Problem description: Return the material word for word. Do not include the pictures.

--- Start of Dataset section ---

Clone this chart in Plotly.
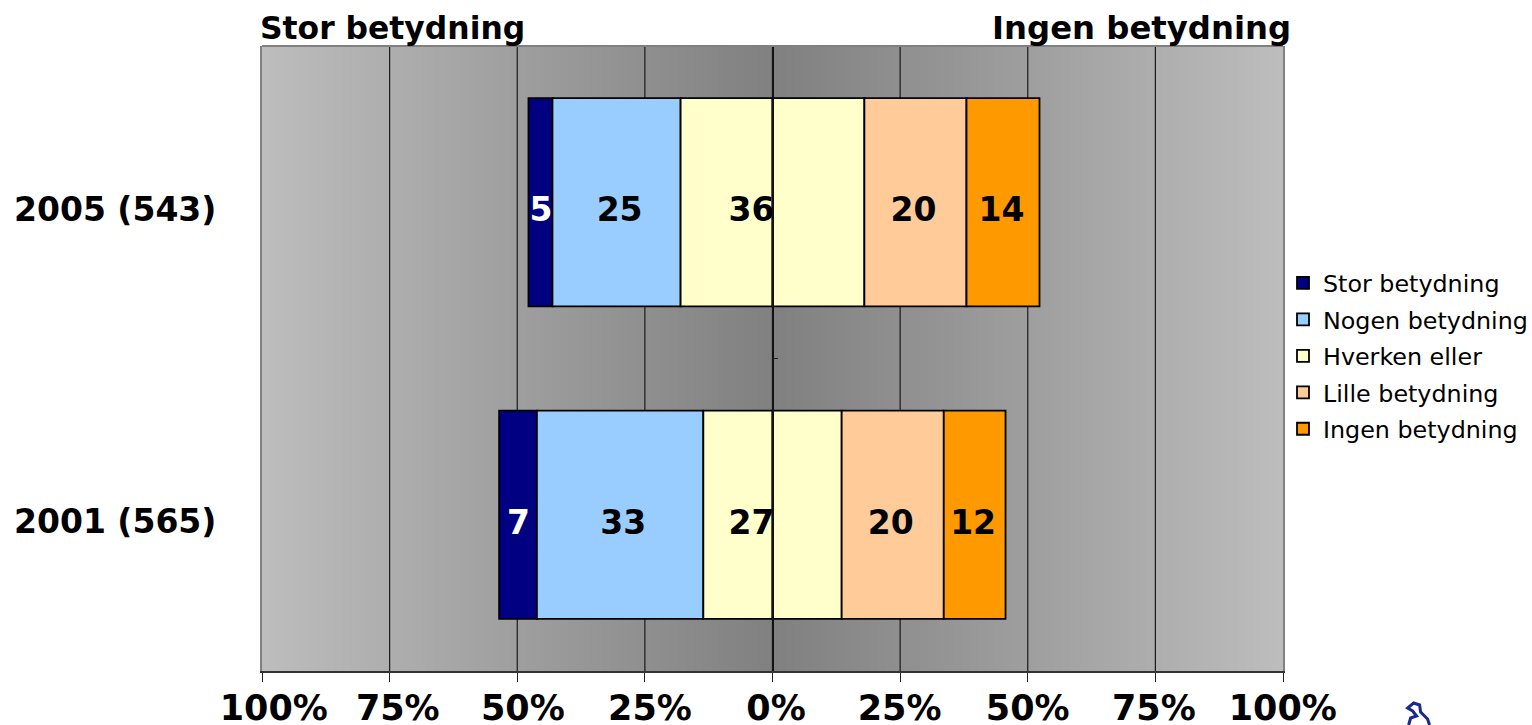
import plotly.graph_objects as go

# ---- data ----
years = ["2005 (543)", "2001 (565)"]
series = ["Stor betydning", "Nogen betydning", "Hverken eller", "Lille betydning", "Ingen betydning"]
stor = [4.7, 7.4]
nogen = [25.1, 32.6]
hverken = [36.0, 27.1]
lille = [20.0, 20.0]
ingen = [14.3, 12.1]
lab_stor = ["5", "7"]
lab_nogen = ["25", "33"]
lab_hverken = ["36", "27"]
lab_lille = ["20", "20"]
lab_ingen = ["14", "12"]
colors = ["#000080", "#99CCFF", "#FFFFCC", "#FFCC99", "#FF9900"]
x_ticks = [-100, -75, -50, -25, 0, 25, 50, 75, 100]
x_labels = ["100%", "75%", "50%", "25%", "0%", "25%", "50%", "75%", "100%"]
x_label_pos = [-97.7, -73.4, -48.9, -24.0, 0.7, 24.9, 50.0, 74.7, 99.95]  # labels do not sit exactly on their ticks
header_left = "Stor betydning"
header_right = "Ingen betydning"
grey_x = [-100, 0, 100]
grey_z = [189, 128, 189]

FONT = "DejaVu Sans"
W, H = 1532, 725
L, R, T, B = 262, 246, 46, 54
PW, PH = W - L - R, H - T - B
y_pos = [1.5, 0.5]       # category centres (top row first)
y_tick = [y - 7 / (PH / 2) for y in y_pos]   # category labels sit a little under the bar centre
y_lab = [y - 10.5 / (PH / 2) for y in y_pos]
XR = [-100, 100]
YR = [0, 2]

fig = go.Figure()

# background gradient
fig.add_trace(go.Heatmap(x=grey_x, y=YR, z=[grey_z, grey_z], zsmooth="best", showscale=False,
                         colorscale=[[0, "rgb(128,128,128)"], [1, "rgb(189,189,189)"]],
                         hoverinfo="skip", xaxis="x", yaxis="y"))
# grid lines, below the bars
gx, gy = [], []
for t in x_ticks[1:-1]:
    gx += [t, t, None]
    gy += [YR[0], YR[1], None]
fig.add_trace(go.Scatter(x=gx, y=gy, mode="lines", line=dict(color="#1a1a1a", width=1.2),
                         showlegend=False, hoverinfo="skip", xaxis="x", yaxis="y"))

# stacked bars: neutral share straddles zero
n = len(years)
left = [-(stor[i] + nogen[i] + hverken[i] / 2) for i in range(n)]
segs = [stor, nogen, hverken, lille, ingen]
cur = left[:]
bases = []
for k, s in enumerate(segs):
    bases.append(cur[:])
    cur = [cur[i] + s[i] for i in range(n)]

line = dict(color="#000000", width=1.8)
for k, s in enumerate(segs):
    if k == 2:
        half = [v / 2 for v in s]
        fig.add_trace(go.Bar(x=half, base=bases[k], y=y_pos, orientation="h", width=2 / 3,
                             marker=dict(color=colors[k], line=line), name=series[k],
                             legendgroup=series[k], hoverinfo="skip", xaxis="x2", yaxis="y2"))
        fig.add_trace(go.Bar(x=half, base=[0] * n, y=y_pos, orientation="h", width=2 / 3,
                             marker=dict(color=colors[k], line=line), name=series[k],
                             legendgroup=series[k], showlegend=False, hoverinfo="skip",
                             xaxis="x2", yaxis="y2"))
    else:
        fig.add_trace(go.Bar(x=s, base=bases[k], y=y_pos, orientation="h", width=2 / 3,
                             marker=dict(color=colors[k], line=line), name=series[k],
                             legendgroup=series[k], hoverinfo="skip", xaxis="x2", yaxis="y2"))

# value labels
labs = [lab_stor, lab_nogen, None, lab_lille, lab_ingen]
lab_nudge = [0.1, 0.6, 0, -0.4, -0.3]
for k, lab in enumerate(labs):
    if lab is None:
        continue
    fig.add_trace(go.Scatter(x=[bases[k][i] + segs[k][i] / 2 + lab_nudge[k] for i in range(n)], y=y_lab, text=lab,
                             mode="text", textposition="middle center",
                             textfont=dict(family=FONT, size=33, color="white" if k == 0 else "black",
                                           weight="bold"),
                             showlegend=False, hoverinfo="skip", xaxis="x2", yaxis="y2"))
fig.add_trace(go.Scatter(x=[0.4, 0.4], y=y_lab, text=lab_hverken, mode="text", textposition="middle left",
                         textfont=dict(family=FONT, size=33, color="black", weight="bold"),
                         showlegend=False, hoverinfo="skip", xaxis="x2", yaxis="y2"))


def px(x):
    return (x - L) / PW


def py(y):
    return 1 - (y - T) / PH


logo = [(1412, 725), (1414, 718), (1420, 716), (1416, 711), (1411, 708), (1417, 703), (1423, 705),
        (1424, 712), (1431, 719), (1433, 725)]
path = "M " + " L ".join(f"{px(a):.5f},{py(b):.5f}" for a, b in logo)

fig.update_layout(
    width=W, height=H, autosize=False,
    margin=dict(l=L, r=R, t=T, b=B, pad=0),
    paper_bgcolor="white", plot_bgcolor="#bdbdbd",
    barmode="overlay", font=dict(family=FONT, color="black"),
    xaxis=dict(range=XR, tickvals=x_ticks, showticklabels=False, ticks="outside", ticklen=9, tickwidth=1.2,
               automargin=False, tickcolor="#222222", showgrid=False, zeroline=False, showline=True,
               linecolor="#333333", linewidth=2, fixedrange=True),
    yaxis=dict(range=YR, tickvals=y_tick, ticktext=years, ticks="outside", ticklen=37, tickcolor="rgba(0,0,0,0)",
               automargin=False, showgrid=False, zeroline=False, showline=True, mirror=True, linecolor="#808080",
               linewidth=2, tickfont=dict(family=FONT, size=33, color="black", weight="bold"), fixedrange=True),
    xaxis2=dict(range=XR, overlaying="x", side="bottom", anchor="y", showgrid=False, zeroline=False, automargin=False,
                showline=False, tickvals=x_label_pos, ticktext=x_labels, ticks="", ticklabelstandoff=13,
                tickfont=dict(family=FONT, size=35, color="black", weight="bold"), fixedrange=True),
    yaxis2=dict(range=YR, overlaying="y", anchor="free", position=0.5, side="left", tickvals=[0, 1, 2],
                automargin=False, showticklabels=False, ticks="inside", ticklen=5, tickcolor="#222222",
                showgrid=False, zeroline=False, showline=True, linecolor="#111111", linewidth=1.5, fixedrange=True),
    legend=dict(xref="container", yref="container", x=1283 / W, xanchor="left", y=1 - 261 / H, yanchor="top",
                traceorder="grouped", tracegroupgap=2.5,
                font=dict(family=FONT, size=23.8, color="black"), bgcolor="rgba(0,0,0,0)", borderwidth=0,
                itemclick=False, itemdoubleclick=False),
    annotations=[
        dict(text=header_left, xref="paper", yref="paper", x=0, y=py(28), xanchor="left", yanchor="middle",
             showarrow=False, xshift=-4, font=dict(family=FONT, size=31.4, color="black", weight="bold")),
        dict(text=header_right, xref="paper", yref="paper", x=px(1296), y=py(28), xanchor="right", yanchor="middle",
             showarrow=False, font=dict(family=FONT, size=32.3, color="black", weight="bold")),
    ],
    shapes=[
        dict(type="path", path=path, xref="paper", yref="paper", line=dict(color="#1a2a8a", width=3)),
        dict(type="line", xref="paper", yref="paper", x0=0, x1=1, y0=1, y1=1, line=dict(color="#808080", width=2)),
    ],
)

fig.write_html("out.html", config={"displayModeBar": False},
               post_script="document.body.style.margin='0';document.body.style.overflow='hidden';")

--- End of Dataset section ---

Reply:
Clone this chart in Plotly.
import plotly.graph_objects as go

# ---- data ----
years = ["2005 (543)", "2001 (565)"]
series = ["Stor betydning", "Nogen betydning", "Hverken eller", "Lille betydning", "Ingen betydning"]
stor = [4.7, 7.4]
nogen = [25.1, 32.6]
hverken = [36.0, 27.1]
lille = [20.0, 20.0]
ingen = [14.3, 12.1]
lab_stor = ["5", "7"]
lab_nogen = ["25", "33"]
lab_hverken = ["36", "27"]
lab_lille = ["20", "20"]
lab_ingen = ["14", "12"]
colors = ["#000080", "#99CCFF", "#FFFFCC", "#FFCC99", "#FF9900"]
x_ticks = [-100, -75, -50, -25, 0, 25, 50, 75, 100]
x_labels = ["100%", "75%", "50%", "25%", "0%", "25%", "50%", "75%", "100%"]
x_label_pos = [-97.7, -73.4, -48.9, -24.0, 0.7, 24.9, 50.0, 74.7, 99.95]  # labels do not sit exactly on their ticks
header_left = "Stor betydning"
header_right = "Ingen betydning"
grey_x = [-100, 0, 100]
grey_z = [189, 128, 189]

FONT = "DejaVu Sans"
W, H = 1532, 725
L, R, T, B = 262, 246, 46, 54
PW, PH = W - L - R, H - T - B
y_pos = [1.5, 0.5]       # category centres (top row first)
y_tick = [y - 7 / (PH / 2) for y in y_pos]   # category labels sit a little under the bar centre
y_lab = [y - 10.5 / (PH / 2) for y in y_pos]
XR = [-100, 100]
YR = [0, 2]

fig = go.Figure()

# background gradient
fig.add_trace(go.Heatmap(x=grey_x, y=YR, z=[grey_z, grey_z], zsmooth="best", showscale=False,
                         colorscale=[[0, "rgb(128,128,128)"], [1, "rgb(189,189,189)"]],
                         hoverinfo="skip", xaxis="x", yaxis="y"))
# grid lines, below the bars
gx, gy = [], []
for t in x_ticks[1:-1]:
    gx += [t, t, None]
    gy += [YR[0], YR[1], None]
fig.add_trace(go.Scatter(x=gx, y=gy, mode="lines", line=dict(color="#1a1a1a", width=1.2),
                         showlegend=False, hoverinfo="skip", xaxis="x", yaxis="y"))

# stacked bars: neutral share straddles zero
n = len(years)
left = [-(stor[i] + nogen[i] + hverken[i] / 2) for i in range(n)]
segs = [stor, nogen, hverken, lille, ingen]
cur = left[:]
bases = []
for k, s in enumerate(segs):
    bases.append(cur[:])
    cur = [cur[i] + s[i] for i in range(n)]

line = dict(color="#000000", width=1.8)
for k, s in enumerate(segs):
    if k == 2:
        half = [v / 2 for v in s]
        fig.add_trace(go.Bar(x=half, base=bases[k], y=y_pos, orientation="h", width=2 / 3,
                             marker=dict(color=colors[k], line=line), name=series[k],
                             legendgroup=series[k], hoverinfo="skip", xaxis="x2", yaxis="y2"))
        fig.add_trace(go.Bar(x=half, base=[0] * n, y=y_pos, orientation="h", width=2 / 3,
                             marker=dict(color=colors[k], line=line), name=series[k],
                             legendgroup=series[k], showlegend=False, hoverinfo="skip",
                             xaxis="x2", yaxis="y2"))
    else:
        fig.add_trace(go.Bar(x=s, base=bases[k], y=y_pos, orientation="h", width=2 / 3,
                             marker=dict(color=colors[k], line=line), name=series[k],
                             legendgroup=series[k], hoverinfo="skip", xaxis="x2", yaxis="y2"))

# value labels
labs = [lab_stor, lab_nogen, None, lab_lille, lab_ingen]
lab_nudge = [0.1, 0.6, 0, -0.4, -0.3]
for k, lab in enumerate(labs):
    if lab is None:
        continue
    fig.add_trace(go.Scatter(x=[bases[k][i] + segs[k][i] / 2 + lab_nudge[k] for i in range(n)], y=y_lab, text=lab,
                             mode="text", textposition="middle center",
                             textfont=dict(family=FONT, size=33, color="white" if k == 0 else "black",
                                           weight="bold"),
                             showlegend=False, hoverinfo="skip", xaxis="x2", yaxis="y2"))
fig.add_trace(go.Scatter(x=[0.4, 0.4], y=y_lab, text=lab_hverken, mode="text", textposition="middle left",
                         textfont=dict(family=FONT, size=33, color="black", weight="bold"),
                         showlegend=False, hoverinfo="skip", xaxis="x2", yaxis="y2"))


def px(x):
    return (x - L) / PW


def py(y):
    return 1 - (y - T) / PH


logo = [(1412, 725), (1414, 718), (1420, 716), (1416, 711), (1411, 708), (1417, 703), (1423, 705),
        (1424, 712), (1431, 719), (1433, 725)]
path = "M " + " L ".join(f"{px(a):.5f},{py(b):.5f}" for a, b in logo)

fig.update_layout(
    width=W, height=H, autosize=False,
    margin=dict(l=L, r=R, t=T, b=B, pad=0),
    paper_bgcolor="white", plot_bgcolor="#bdbdbd",
    barmode="overlay", font=dict(family=FONT, color="black"),
    xaxis=dict(range=XR, tickvals=x_ticks, showticklabels=False, ticks="outside", ticklen=9, tickwidth=1.2,
               automargin=False, tickcolor="#222222", showgrid=False, zeroline=False, showline=True,
               linecolor="#333333", linewidth=2, fixedrange=True),
    yaxis=dict(range=YR, tickvals=y_tick, ticktext=years, ticks="outside", ticklen=37, tickcolor="rgba(0,0,0,0)",
               automargin=False, showgrid=False, zeroline=False, showline=True, mirror=True, linecolor="#808080",
               linewidth=2, tickfont=dict(family=FONT, size=33, color="black", weight="bold"), fixedrange=True),
    xaxis2=dict(range=XR, overlaying="x", side="bottom", anchor="y", showgrid=False, zeroline=False, automargin=False,
                showline=False, tickvals=x_label_pos, ticktext=x_labels, ticks="", ticklabelstandoff=13,
                tickfont=dict(family=FONT, size=35, color="black", weight="bold"), fixedrange=True),
    yaxis2=dict(range=YR, overlaying="y", anchor="free", position=0.5, side="left", tickvals=[0, 1, 2],
                automargin=False, showticklabels=False, ticks="inside", ticklen=5, tickcolor="#222222",
                showgrid=False, zeroline=False, showline=True, linecolor="#111111", linewidth=1.5, fixedrange=True),
    legend=dict(xref="container", yref="container", x=1283 / W, xanchor="left", y=1 - 261 / H, yanchor="top",
                traceorder="grouped", tracegroupgap=2.5,
                font=dict(family=FONT, size=23.8, color="black"), bgcolor="rgba(0,0,0,0)", borderwidth=0,
                itemclick=False, itemdoubleclick=False),
    annotations=[
        dict(text=header_left, xref="paper", yref="paper", x=0, y=py(28), xanchor="left", yanchor="middle",
             showarrow=False, xshift=-4, font=dict(family=FONT, size=31.4, color="black", weight="bold")),
        dict(text=header_right, xref="paper", yref="paper", x=px(1296), y=py(28), xanchor="right", yanchor="middle",
             showarrow=False, font=dict(family=FONT, size=32.3, color="black", weight="bold")),
    ],
    shapes=[
        dict(type="path", path=path, xref="paper", yref="paper", line=dict(color="#1a2a8a", width=3)),
        dict(type="line", xref="paper", yref="paper", x0=0, x1=1, y0=1, y1=1, line=dict(color="#808080", width=2)),
    ],
)

fig.write_html("out.html", config={"displayModeBar": False},
               post_script="document.body.style.margin='0';document.body.style.overflow='hidden';")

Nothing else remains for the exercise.